ENMU students attend border conference workshop

Alisa Boswell

Michael Martinez’ group at a student workshop, which focused on problems along the U.S./Mexico border, created a drug awareness commercial with the slogan, “When you’re chillin’, you’re killin.’”

Each time the man in the commercial took a “drag” off his marijuana joint, the sounds of gunfire and explosions would go off.

“What we wanted to do was raise awareness,” said Martinez, one of four Eastern New Mexico University students who attended the Jornadas Fronterizas Border in Austin, Texas. “A lot of people here who use illegal drugs don’t understand the repercussions or what it’s funding in other countries.”

The purpose of the workshop, which included 40 students from U.S. universities and 40 students from Mexico universities, was to discuss problems occurring along the border and how it affects both countries, then to develop solutions to the problems in order to get young minds thinking about how they can help the drug problem in the U.S. and Mexico.

Among the other things ENMU students learned were many of negative stereotypes about violence in Mexico are untrue and that young teenagers are the most influenced by the drug cartels because they feel they have no other options.

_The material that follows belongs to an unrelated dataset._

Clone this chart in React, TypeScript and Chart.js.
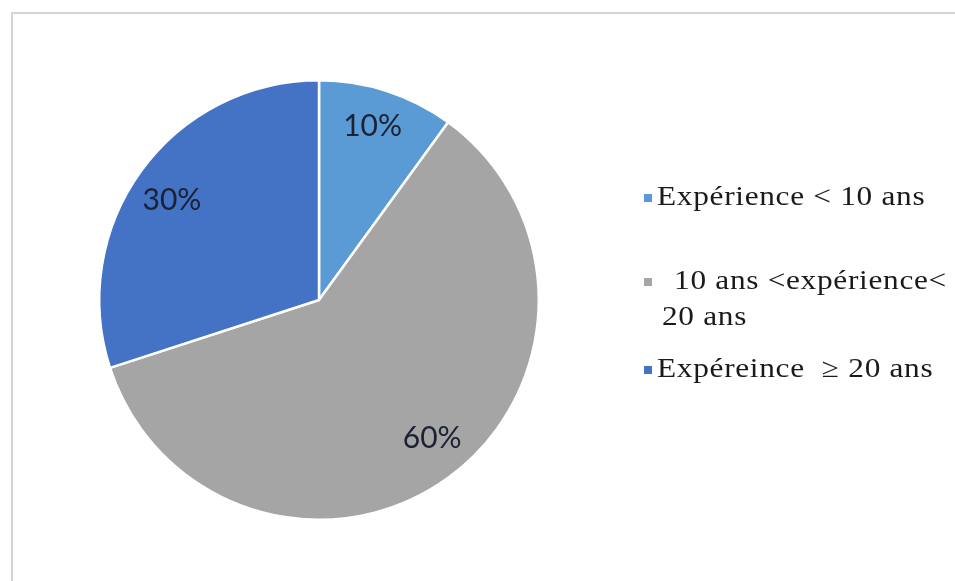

Also, that 40,000 people have died as a result of the U.S./Mexico border violence, most of which is drug related.

Martinez and fellow ENMU student Alan Kinlund asked the Mexican students in their group how much power they thought drug cartels had in Mexico on a scale from 1 to 10.

“Without hesitation, at least six or seven of them at once said, ‘11,’” Martinez said.

“Once we would come up with a solution of how to combat drugs, we would run into another problem, like corruption,” Kinlund added.

“What I liked was that we didn’t just come up with solutions as a whole but solutions for our own communities,” added ENMU student attendee Shelby Ellis.

Ellis said her group at the conference focused on illegal immigration and what makes people do it and how people can help with it.

“There was so much to discuss it was hard to condense it down into that amount of time,” Ellis said. “One of the best things I took from the situation was the meeting of diverse minds and seeing things from the point of view of a different country is really interesting and opens up your mind to things you wouldn’t have thought of before.”

Martinez said his group was comprised mostly of students from Mexico and discussed border security and violence.

“The fact that we had so many bright minds together discussing problems and solutions was inspiring and I left feeling like we had actually accomplished something,” Martinez said. “There was so much to learn and I learned a lot. The Mexican friends I made shared a lot. But it’s not just that I learned a lot but it changed the way I think too.”

The four students said they are now in the process of planning a campaign to create drug awareness by creating a student organization devoted to the topic.